As we know it today, the first mention of pizza was in Gaeta, in the Latina province of Italy, in 997 AD. It’s impossible to tell whether this Pizza was Neapolitan in style or Roman.
The Gaetan bishop demanded twelve pizzas on Christmas day and Easter Sunday as a payment method from the son of a local Duke.
We also know that Romans had been eating a flatbread dish with similar toppings for centuries before this. During the classic age, it was a staple in the Roman empire, a low bread made with olive oil and salt.
This dish, called focaccia and still quite popular today, was considered similar to modern pizza. So much so that Benedetto Di Falco called the pizza being made in Naples simply the “Neapolitan dialect” version of the dish in the 16th century. Going by this logic, you might argue that Roman Pizza is older.
It’s unclear exactly when Roman pizza originated – the crispy flat dough dish. Unlike Neapolitan Pizza, there is no prominent legend associated with its creation. Instead, it’s thought to have originated from focaccia made thinner and crispier to hold heavier toppings without making the dish so dense.

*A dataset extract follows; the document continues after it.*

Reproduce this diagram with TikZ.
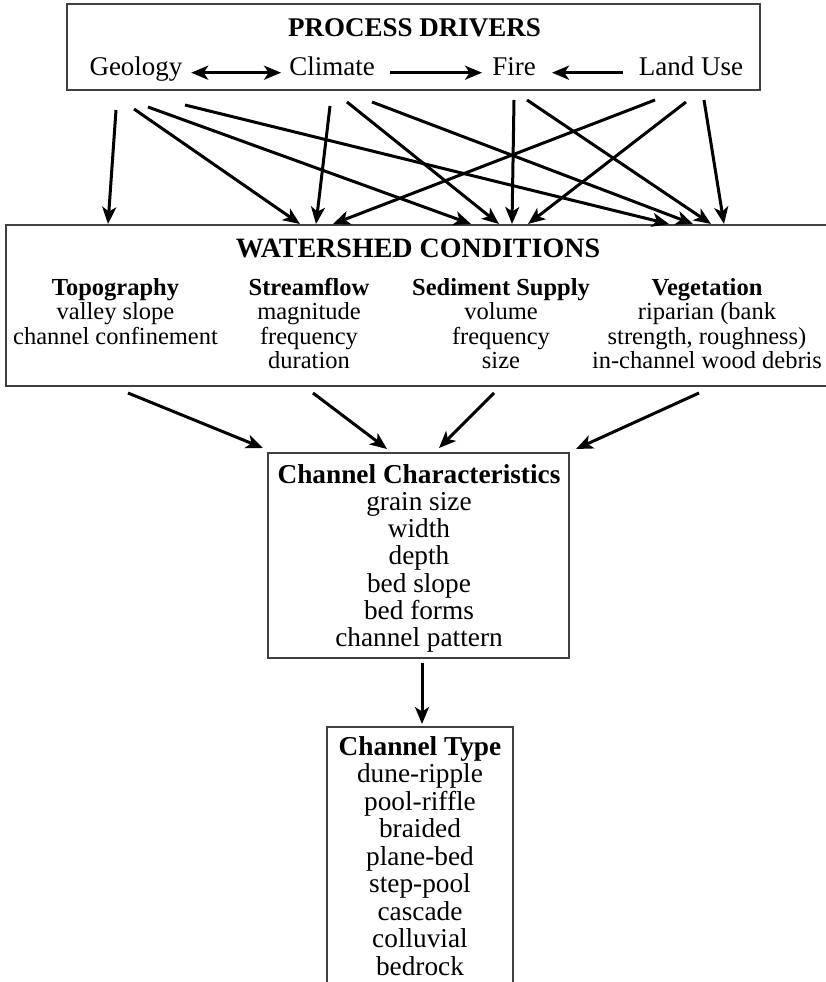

Roman Pizza doesn’t have any special qualifications, which makes it slightly harder to classify and track through history. However, it’s a highly versatile dish as popular worldwide as pseudo-Neapolitan pizza has.
There’s no definite answer as to whether Neapolitan or Roman pizza is better because it all comes down to personal preference. However, there will always be someone who steadfastly holds one over the other.
No matter where you get it, pizza is a classic food. It’s a favorite to people worldwide with a history and tradition that spans centuries, cities, cultures, and oceans.
Every time pizza arrives in a new location; it gets localized and made unique for those who eat it; why not celebrate the diversity available in the dish?
Whether you’re staunchly a Neapolitan traditionalist, a Roman pizza connoisseur, or someone who enjoys getting a local bite to eat, pizza is a dish that’s sure to please.